Aspects of the merger between the wealth management arm of Morgan Stanley and Citigroup’s Smith Barney have been going so poorly that it has become the focus of recent discussions by Morgan Stanley’s board of directors.

The board has held open discussions on the merger recently, according to a person familiar with the matter. The board is considering pushing back the timeline for completing the merger from September of 2011 to January of 2012, the person said.

A spokesman for Morgan Stanley denied that any change had been made to the merger timeline. "We've met every deadline that has been set. We are on schedule," the spokesman said.

Independent sources both inside and outside the company, however, confirm the delays. The primary difficulty with the merger is technological, according to our sources. The Smith Barney financial advisers from Citi are being moved onto Morgan Stanley’s platform. But the process of this technological change is taking longer and costing far more than expected, according to people familiar with the matter.

Morgan Stanley's systems operate on a web based platform, while Smith Barney's are on an older, server-based system. But Smith Barney's older system has some capabilities that Morgan Stanley hopes to incorporate in the integrated platform.

The technological problems are creating a larger problem for the joint venture, according to people familiar with the situation. With so much time and money devoted to solving the technological issues, the firm is finding itself constrained from offering customers the kind of enriched offerings it had hoped the merger would produce, sources say.

Morgan Stanley flatly denied the allegations of delays or unexpected costs.

"Integration has met every deadline that was set.

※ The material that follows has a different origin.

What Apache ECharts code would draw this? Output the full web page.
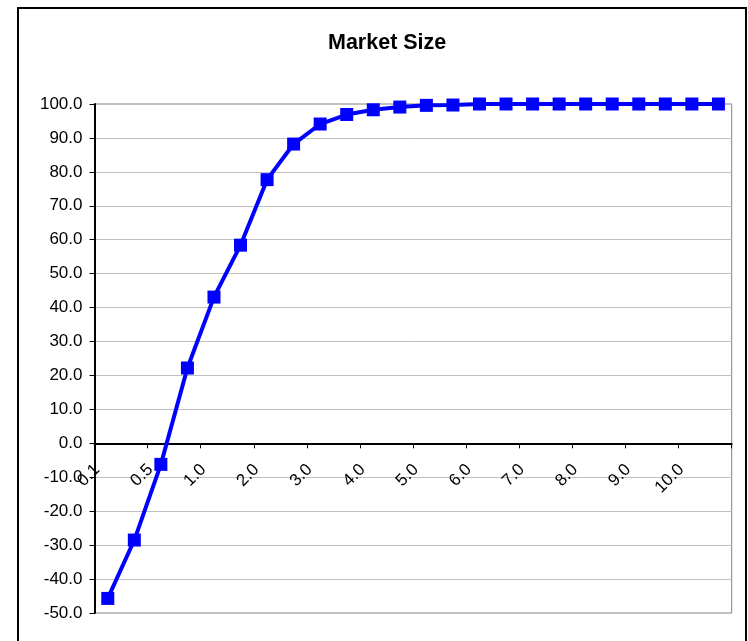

We are on schedule to complete the systems integration by around Labor Day 2011, and we'll then go through the stages of rolling it out across the company," a company spokesman said.

The spokesman said that the board is regularly briefed on matters regarding the merger. He said that there have been no recent meetings expressly focused on delays. Independent sources familiar with the situation tell a different story, however.

The talk of delays is leading to speculation that Charlie Johnston, the president of the Morgan Stanley-Smith Barney joint venture, may be losing the confidence of Morgan Stanley chief executive James Gorman. There is the possibility, or at least speculation about the possibility, that Johnston could be taken out of his position.

Johnston, a long time wealth management executive, was named president when the joint venture was announced in January 2009. He had been president of Citi’s U.S. wealth management business prior to that. He has primary operational responsibility for the merger.

Morgan Stanley's spokesman says that morale among the financial advisers is very high.